Sarah Kamal earned a Bachelor's of Mathematics from the University of Waterloo then worked on social development practice, policy, and research in Canada, Nicaragua, Uganda, India, and Iran. Her interests turned towards media systems after a trip into Taliban-controlled Afghanistan in 2001. She began conducting independent research and volunteer work with local groups, including helping launch a women's radio station in western Afghanistan. She coordinated participatory team research on Afghan refugee youth in Iran for the Oxford Refugee Studies Centre, promoted gender equality in Afghan media for UNIFEM, and set up a CIDA-funded Family Law reform project for Rights and Democracy. She edited the National Action Plan for the Women of Afghanistan, a 10-year policy platform for the Afghan Ministry of Women's Affairs to improve the status of Afghan women that was approved by the Afghan cabinet in 2008. Upon returning to Canada, she taught Emergency Response and Community Resilience at Royal Roads University, worked on the editorial team of Haznet, the Magazine of the Canadian Risks and Hazards Network, and became treasurer of an organic food-to-table cooperative. Sarah holds an MSc in Comparative Media Studies from MIT, and has written for Oxford Analytica, the UN Chronicle, and Oxfam's Gender and Development journal. She now writes expert reports for asylum cases part-time and volunteers in her community as a Red Cross First Aid instructor and Scouts leader.
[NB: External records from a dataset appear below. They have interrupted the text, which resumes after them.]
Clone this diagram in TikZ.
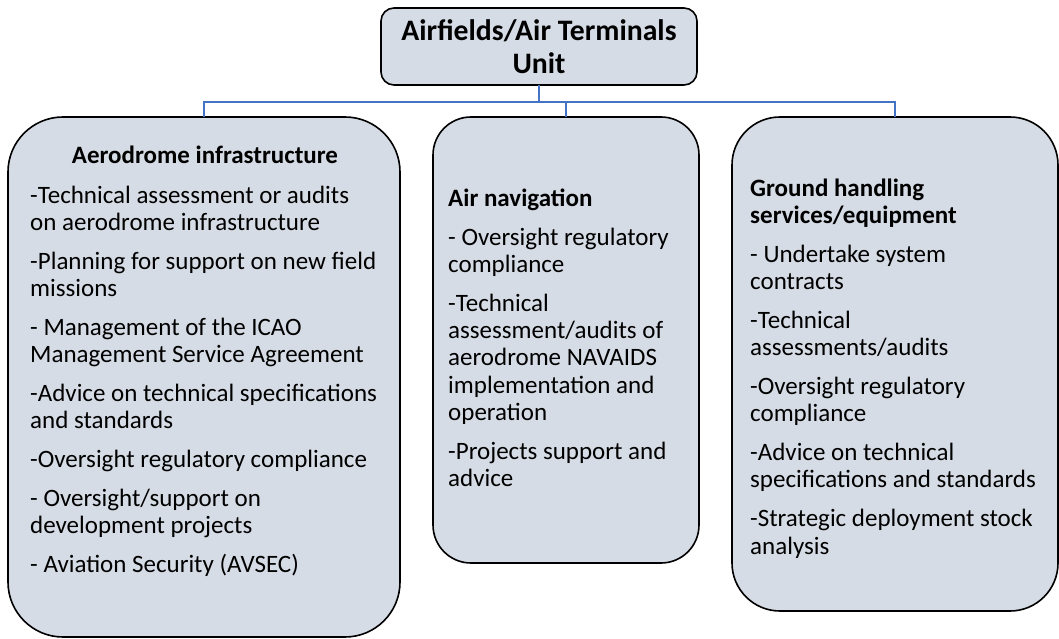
\documentclass[tikz,border=0pt]{standalone}
\usepackage{fontspec}
\setmainfont{Carlito}
\definecolor{boxfill}{HTML}{D6DCE5}
\definecolor{linkblue}{HTML}{4472C4}
\tikzset{
  unitbox/.style={draw=black, line width=1.6pt, fill=boxfill, rounded corners=#1,
    inner sep=0pt, outer sep=0pt},
  bodytext/.style={anchor=north west, inner sep=0pt, align=left,
    font=\fontsize{25}{27.3}\selectfont},
  headtext/.style={anchor=base, inner sep=0pt,
    font=\fontsize{25}{27.3}\selectfont\bfseries},
  link/.style={draw=linkblue, line width=1.8pt}
}
\newcommand{\firstline}{\rule{0pt}{20pt}}
\newcommand{\pgap}{\\[11.5pt]}
\begin{document}
\begin{tikzpicture}[x=1pt, y=-1pt]
\useasboundingbox (0,0) rectangle (1059,639);

% top unit
\node[unitbox=13pt, minimum width=316pt, minimum height=77pt, align=center,
      font=\fontsize{29.7}{33}\selectfont\bfseries] (unit) at (539,46.5)
  {Airfields/Air Terminals\\Unit};

% the three sections
\node[unitbox=55pt, minimum width=392pt, minimum height=520pt] (aero) at (204,377) {};
\node[unitbox=38pt, minimum width=266pt, minimum height=446pt] (nav) at (566,340) {};
\node[unitbox=48pt, minimum width=326pt, minimum height=494pt] (ground) at (895,364) {};

% connectors
\coordinate (busy) at (0,102);
\draw[link] (aero.north) -- (aero.north |- busy) -| (ground.north);
\draw[link] (unit.south) -- (unit.south |- busy);
\draw[link] (nav.north) -- (nav.north |- busy);

% section texts
\node[headtext] (aerohead) at (205,164) {Aerodrome infrastructure};
\node[bodytext] (aerobody) at (30,183) {\firstline-Technical assessment or audits\\
  on aerodrome infrastructure\pgap
  -Planning for support on new field\\
  missions\pgap
  - Management of the ICAO\\
  Management Service Agreement\pgap
  -Advice on technical specifications\\
  and standards\pgap
  -Oversight regulatory compliance\pgap
  - Oversight/support on\\
  development projects\pgap
  - Aviation Security (AVSEC)};

\node[bodytext] (navbody) at (448,186) {\firstline\textbf{Air navigation}\pgap
  - Oversight regulatory\\
  compliance\pgap
  -Technical\\
  assessment/audits of\\
  aerodrome NAVAIDS\\
  implementation and\\
  operation\pgap
  -Projects support and\\
  advice};

\node[bodytext] (groundbody) at (750,176) {\firstline\textbf{Ground handling}\\
  \textbf{services/equipment}\pgap
  - Undertake system\\
  contracts\pgap
  -Technical\\
  assessments/audits\pgap
  -Oversight regulatory\\
  compliance\pgap
  -Advice on technical\\
  specifications and standards\pgap
  -Strategic deployment stock\\
  analysis};
\end{tikzpicture}
\end{document}
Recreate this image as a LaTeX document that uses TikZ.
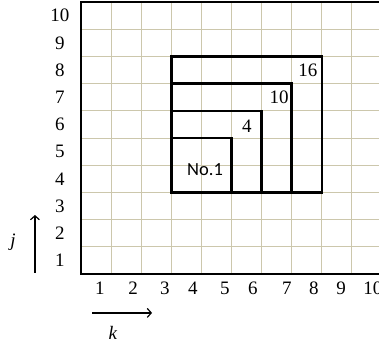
\documentclass[tikz,border=0pt]{standalone}
\usepackage{fontspec}
\setmainfont{Liberation Serif}
\newfontfamily\labelsans{Carlito}
\usetikzlibrary{arrows.meta,positioning}
\definecolor{gridtan}{RGB}{204,199,172}

\begin{document}
\begin{tikzpicture}[x=30.1pt, y=27.2pt,
    gridline/.style={gridtan, line width=1pt},
    frame/.style={line width=2.6pt},
    square/.style={line width=2.6pt},
    num/.style={font=\fontsize{19}{21}\selectfont, inner sep=0pt},
    axisarrow/.style={line width=1.2pt, -{Straight Barb[length=4pt,width=9pt]}}]
  \useasboundingbox (-2.691,-2.574) rectangle (9.900,10.074);
  \draw[gridline, step=1] (0,0) grid (10,10);
  \draw[frame] (0,0) rectangle (10,10);
  % nested squares
  \draw[square] (3,3) rectangle (5,5);
  \draw[square] (3,3) rectangle (6,6);
  \draw[square] (3,3) rectangle (7,7);
  \draw[square] (3,3) rectangle (8,8);
  \node[num, font=\labelsans\fontsize{18.5}{20}\selectfont] (no1) at (4.12,3.85) {No.1};
  \node[num] (sq4) at (5.51,5.42) {4};
  \node[num] (sq10) at (6.58,6.51) {10};
  \node[num] (sq16) at (7.54,7.5) {16};
  % axis numbers
  \foreach \j in {1,...,10}
    \node[num] (j\j) at (-0.70,\j-0.5) {\j};
  \foreach \k/\x in {1/0.63,2/1.73,3/2.79,4/3.72,5/4.78,6/5.71,7/6.84,8/7.74,9/8.64,10/9.70}
    \node[num] (k\k) at (\x,-0.51) {\k};
  % direction arrows
  \coordinate (jfrom) at (-1.53,0.04);
  \coordinate (jto) at (-1.53,2.17);
  \coordinate (kfrom) at (0.37,-1.43);
  \coordinate (kto) at (2.36,-1.43);
  \draw[axisarrow] (jfrom) -- (jto);
  \draw[axisarrow] (kfrom) -- (kto);
  \node[num] (jlab) at (-2.26,1.18) {\textit{j}};
  \node[num] (klab) at (1.06,-2.17) {\textit{k}};
\end{tikzpicture}
\end{document}
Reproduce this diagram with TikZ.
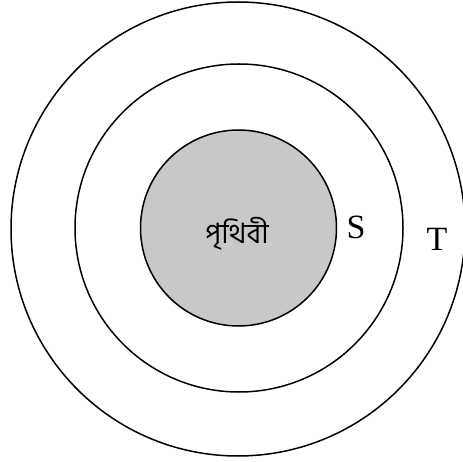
\documentclass[tikz,border=0pt]{standalone}
\usepackage{fontspec}
\setmainfont{Liberation Serif}
\newfontfamily\bnfont[Script=Bengali]{Hind Siliguri}
\definecolor{earthgray}{RGB}{200,200,200}
\begin{document}
\begin{tikzpicture}[x=1pt,y=-1pt,
  ring/.style={draw=black,line width=1.5pt},
  lbl/.style={font=\fontsize{34}{36}\selectfont,inner sep=0pt}]
\useasboundingbox (0,0) rectangle (463,462);
\draw[ring] (238,229) circle (227);
\draw[ring] (239,228) circle (164);
\draw[ring,fill=earthgray] (238.5,228) circle (98);
\node[inner sep=0pt] (earth) at (237,234) {\bnfont\fontsize{28}{30}\selectfont পৃথিবী};
\node[lbl] (S) at (356,227) {S};
\node[lbl] (T) at (437,239) {T};
\end{tikzpicture}
\end{document}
Experience as a Pierre Elliott Trudeau Foundation Scholar

Being a Scholar has multiplied my PhD experience manifold.  As my research training led me to focus on narrower and narrower detail, the Foundation Community widened and enriched my view, and reminded me why it mattered.  After years of working and studying in other countries, the Scholarship brought me back for a thorough grounding in the forms and challenges of globally relevant concerns in a Canadian context, thanks to insightful Foundation events held across the country. It has been a privilege to interact with a peer group of Scholars with such superb ability and commitment, to exchange ideas with world class intellectuals in the height of their careers via the Fellowship Program, and to benefit from the learned wisdom of extraordinary public figures acting as Mentors. I cherish the meaningful learning opportunities I had with great thinkers working on a wide range of issues. But even more, I treasure the memory of all too brief but energizing informal encounters with people whose intellects and integrity I admire.  My deep thanks – I am sure I have not said it enough – to the remarkable staff, board, members, and committees at the Foundation for making it all happen.